Enquanto aguardava por um órgão que fosse compatível durante 14 dias, a nutricionista viveu momentos de angústias e incertezas. “Quando eu cheguei em Fortaleza, eu imaginava que existisse um banco de órgãos já com o fígado parecido compatível, mas quando eu cheguei descobri que alguém parecido comigo precisaria morrer para que eu pudesse viver. Isso gera medo, tristeza e muita angústia, porque não sabemos se esse órgão vai aparecer antes de nós não conseguirmos resistir”, explica.
Por conta do procedimento, Telma entendeu a importância não somente da celebração do Dia Nacional da Doação de Órgãos, mas das pessoas conscientizarem suas famílias a autorizarem a doação quando necessária. “Sentimento de muita gratidão a Deus à família do meu doador que disse sim”, celebra.
Outro caso de vida transformada foi a da idosa Maria Arruda Rodrigues, 74, que já passou por dois transplantes de córnea em decorrência da patologia chamada distrofia de fuchs, sendo o último procedimento realizado no mês passado no Instituto Cearense de Oftalmologia (ICO). No entanto, por falência do último transplante, ela terá que receber uma nova córnea pela terceira vez.

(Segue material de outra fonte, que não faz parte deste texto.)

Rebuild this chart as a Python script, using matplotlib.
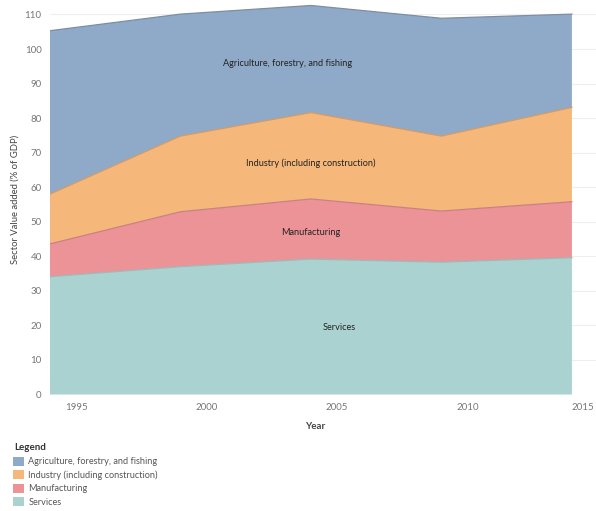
import matplotlib
matplotlib.use('Agg')
import matplotlib.pyplot as plt
import matplotlib.transforms as mtransforms
import numpy as np
from matplotlib.patches import Patch

plt.rcParams['font.family'] = ['Lato', 'DejaVu Sans']

# 数据
years = [1994, 1999, 2004, 2009, 2014]
services = [34.1, 37.0, 39.2, 38.3, 39.6]
manufacturing = [9.5, 15.9, 17.4, 14.8, 16.2]
industry = [14.4, 21.9, 25.0, 21.7, 27.3]
agriculture = [47.3, 35.3, 31.0, 34.1, 27.0]

names = ['Agriculture, forestry, and fishing', 'Industry (including construction)',
         'Manufacturing', 'Services']
colors = ['#8eaac8', '#f5b87a', '#ec9397', '#aad2d1']
edge_colors = ['#7d8da3', '#d49a66', '#c98088', '#9bbab8']

fig = plt.figure(figsize=(5.96, 5.11), dpi=100)
ax = fig.add_axes([50/596, 1 - 394.5/511, 548/596, 390.4/511])

# 堆叠面积图
ax.stackplot(years, services, manufacturing, industry, agriculture,
             colors=colors[::-1], linewidth=0)
tops = np.cumsum([services, manufacturing, industry, agriculture], axis=0)
for top, ec in zip(tops, edge_colors[::-1]):
    ax.plot(years, top, color=ec, linewidth=0.9)

ax.set_xlim(1994, 2015)
ax.set_ylim(0, 113)
ax.set_xticks([1995, 2000, 2005, 2010, 2015])
ax.set_yticks(range(0, 111, 10))
ax.tick_params(length=0, labelsize=7, colors='#777777', pad=6)
last = ax.get_xticklabels()[-1]
last.set_ha('right')
last.set_transform(last.get_transform() + mtransforms.ScaledTranslation(-4/100, 0, fig.dpi_scale_trans))
ax.grid(axis='y', color='#eeeeee', linewidth=0.8)
ax.set_axisbelow(True)
for s in ax.spines.values():
    s.set_visible(False)

ax.set_xlabel('Year', fontsize=7, fontweight='bold', color='#444444')
ax.xaxis.set_label_coords((315 - 50) / 548, -0.07)
ax.set_ylabel('Sector Value added (% of GDP)', fontsize=6.8, color='#444444')
ax.yaxis.set_label_coords((20 - 50) / 548, 0.5)

# 区域标签
ax.text(2003.1, 95.9, names[0], fontsize=6.6, color='#222222', ha='center', va='center')
ax.text(2004.0, 67.0, names[1], fontsize=6.6, color='#222222', ha='center', va='center')
ax.text(2004.0, 47.0, names[2], fontsize=6.6, color='#222222', ha='center', va='center')
ax.text(2005.1, 19.3, names[3], fontsize=6.6, color='#222222', ha='center', va='center')

# 图例
fig.text(14/596, 1 - 447/511, 'Legend', fontsize=7, fontweight='bold', color='#333333', va='center')
handles = [Patch(facecolor=c, edgecolor='none') for c in colors]
leg = fig.legend(handles, names, loc='upper left', bbox_to_anchor=(8/596, 1 - 452/511),
                 frameon=False, fontsize=6.6, handlelength=1.2, handleheight=1.2,
                 handletextpad=0.5, labelspacing=0.4, borderpad=0)
for t in leg.get_texts():
    t.set_color('#555555')

fig.savefig('out.png', dpi=100)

“Eu não estou conseguindo enxergar direito. Já não enxergo de um olho por conta de um vírus e o outro apresentou o problema na córnea, então eu não estou enxergando bem e só vejo vultos”, explica a idosa.
Nos dois procedimentos já realizados, Maria relatou que não passou muito tempo na fila de espera. O terceiro transplante está previsto para acontecer na próxima semana ou no começo de outubro. “Estou aguardando o contato do pessoal do ICO”, completa.
O oftalmologista Giuliano Veras aconselha que pacientes que possuam queixa de comprometimento visual importante devem procurar atendimento especializado para que o caso possa ser avaliado. “O transplante hoje em dia evoluiu muito. Então, nós temos várias técnicas que a gente consegue, dependendo do tipo da doença e qual camada da córnea está acometida, de forma seletiva, retirar só a porção da córnea que está com defeito, sendo chamado transplante lamelar”, explica.
Com o avanço no procedimento, o índice de rejeição diminui de forma significativa. Outro fator que deve ser levado em conta é que a córnea possui privilégio imunológico, onde a chance de rejeição de um transplante é muito menor do que de qualquer outro órgão ou tecido em que se tenha vascularização.
Setembro verde
Em celebração ao dia 27 de setembro, Dia Nacional da Doação de Órgãos, o Instituto Doutor José Frota (IJF) vai promover a 9ª Edição do Encontro das Famílias Doadoras, nos jardins do Centro Cultural Casa Barão de Camocim, na segunda-feira, 27. O evento contará com a participação de pais, filhos e irmãos de doadores, além de jovens e adultos que aguardam nas filas de espera por um novo órgão. Pacientes já beneficiados com o transplante e profissionais da saúde envolvidos nos processos também estarão presentes.
O momento será de agradecimento, valorização da solidariedade e celebração à vida. A programação conta com homenagens, ato ecumênico e apresentação de música. No último mês de agosto, mais de 90% das famílias atendidas pela Comissão Intra Hospitalar de Doação de Órgãos e Tecidos para Transplantes (CIHDOTT/IJF) autorizaram os procedimentos.